2. The entire second half was spectacular. You saw the Seahawks' complete identity in the second half as they outscored Dallas 14-0. The Cowboys offense couldn't handle Seattle's overpowering D. The Seahawks offense rushed for 149 of its 182 yards after halftime, and Wilson made some key throws, including his 22-yard touchdown pass to Anthony McCoy. And the special teams remained solid. It was a physical, thorough whuppin'. The Cowboys managed just 85 yards in the second half, 51 of which came during garbage time in the final possession. The Cowboys had eight rushing yards in the second half. After Dallas completed a 15-play, 95-yard drive with Tony Romo's 22-yard touchdown pass to Miles Austin early in the second quarter, the Seahawks limited the Cowboys to 87 yards in 27 plays (3.2 yards per play) in Dallas' next six possessions. The Seahawks were stingy, nasty and intimidating. Which brings us to our final like.
3. The Seahawks manhandled the Cowboys. This is the most physical team the Seahawks have had in a long time and -- who knows? -- maybe ever. They punished the Cowboys with big hit after big hit. Golden Tate's block on Sean Lee was the highlight of the Seahawks' physical play, but Kam Chancellor, Earl Thomas, Brandon Browner and K.J. Wright all had forceful hits. Running back Robert Turbin had an incredible block, too, that was overshadowed by Tate's annihilation. Most important, the Seahawks played physical football within the rules. They had just five penalties, down from the 13 they committed the previous week.
It's funny how quickly panic turns to pleasure. A week ago, there was plenty of grumbling after the Seahawks' 20-16 loss at Arizona. It seemed like a bad loss to a mediocre team. Now, the Cardinals are 2-0 and just won in New England, and their defense flustered Tom Brady and sacked him four times.
In this long, 16-game season, it's impossible to know whether Arizona will keep it up. But right now, the Cardinals are playing great football, which makes the Seahawks' loss last week more understandable.
So, what does a 1-1 record say about Seattle?
The Seahawks are neither ahead nor behind. They're close to the team you expected. Their defense is carrying the load. Their offense sputters mostly, but if the Seahawks continue to average 148.5 rushing yards per game (seventh in the NFL), they have the foundation for an offense that a rookie quarterback can manage effectively.

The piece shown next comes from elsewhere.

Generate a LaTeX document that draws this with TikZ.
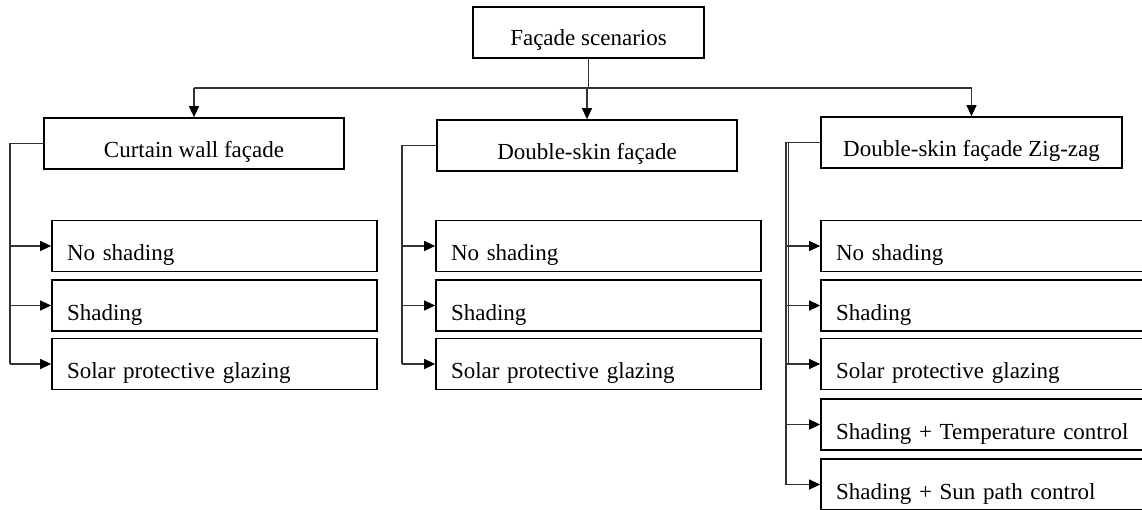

They flirted with the danger of facing Green Bay with an 0-2 record, but in their first pressure situation of the season, the Seahawks played inspired football against Dallas. It's as encouraging as last week's loss was disappointing.
There's no need to alter expectations after two weeks. This is a good football team if it stays focused on what it does best and minimizes its weaknesses.